1) "intellectual heft and curiosity" are certainly not sufficient -- and they probably aren't even necessary -- for an academic vocation. Yes, there are a lot of smart people in academia, and a lot of smart people outside of it. Part of my point in those posts was to try to disrupt the notion that smart people ought to go into academia simply because they're smart. So no argument there.
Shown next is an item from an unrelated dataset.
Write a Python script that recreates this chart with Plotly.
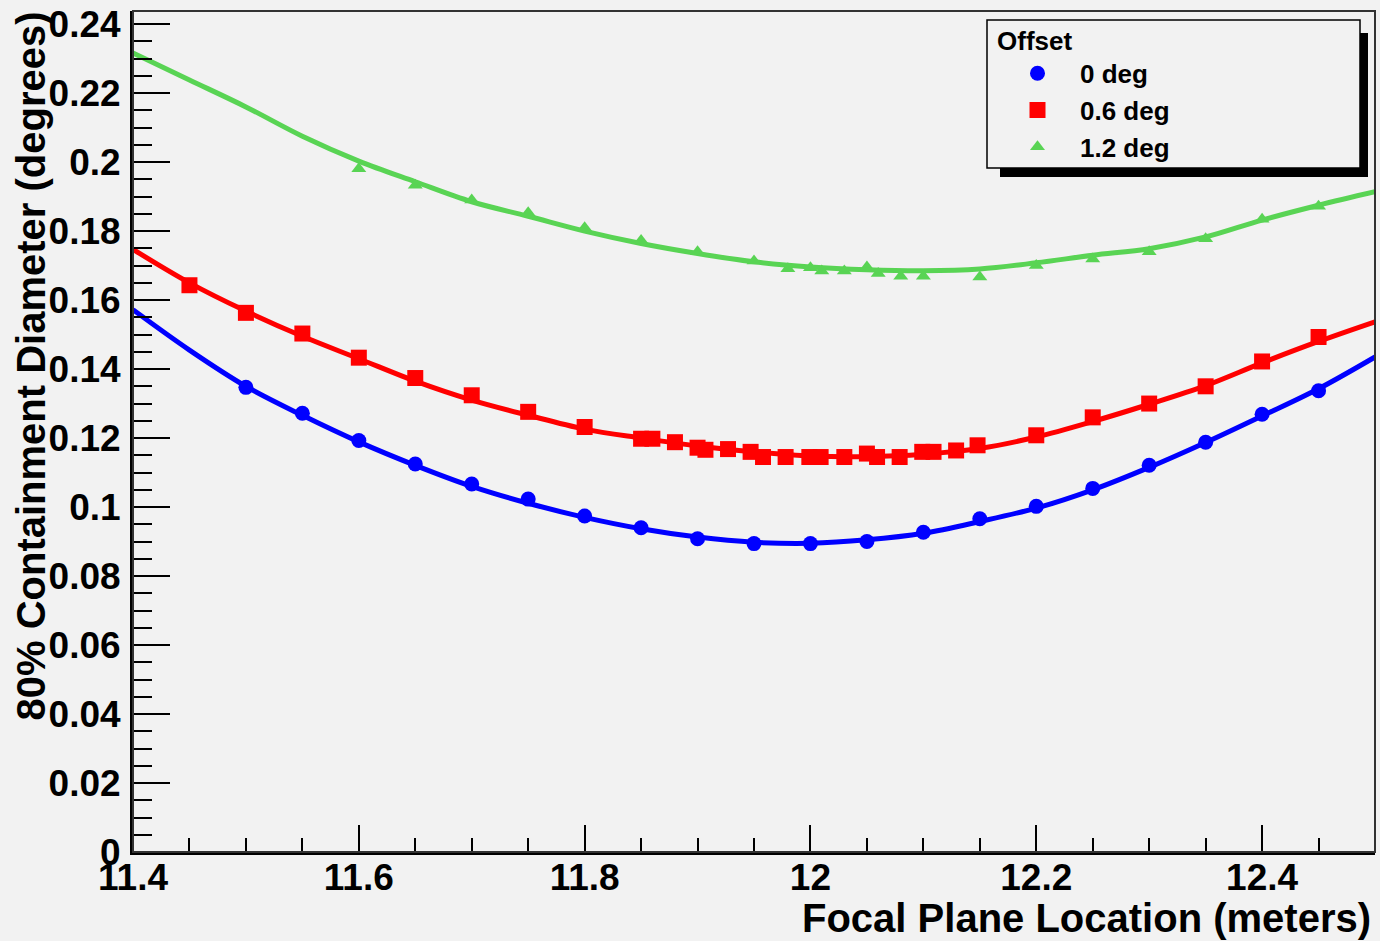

2) perhaps one might argue that the job of a research scholar or a public intellectual is a kind of "symbolic analyst" job -- even there, the term seems to be conceptually stretched a bit -- but I'm not sure how you'd fit teaching under that description. Teaching (and I'm talking about real teaching-as-letting-students-learn here, not the simple dissemination of information from the pulpit, um, I mean the lectern of a lecture-hall), which is central to the academic vocation, isn't anything like symbolic analysis, since the best teaching is that in which the teacher simply opens space and pokes and prods and steers and tosses out the occasional devil's-advocate kind of question, and students encounter the material and one another and themselves and therefore learn something. And on a daily basis, that's our job as academics: to teach these students who are paying, or whose parents are paying, immense sums of money for an intellectual, educational experience. A professor can easily impress her or his students with her or his insight and wit; we've been at this longer than they have. But as Max Weber pointed out about a century ago, that's just not fair to the students. Our job in the classroom is to set things up and get the hell out of the way, and then shape and redirect what transpires -- not to do symbolic analysis in front of a captive audience. If that's what someone wants to so, I'd advise them to get a better-paying job where they wouldn't have to deal with the existential crises and other transition moments characteristic of an undergraduate student who is actually being educated.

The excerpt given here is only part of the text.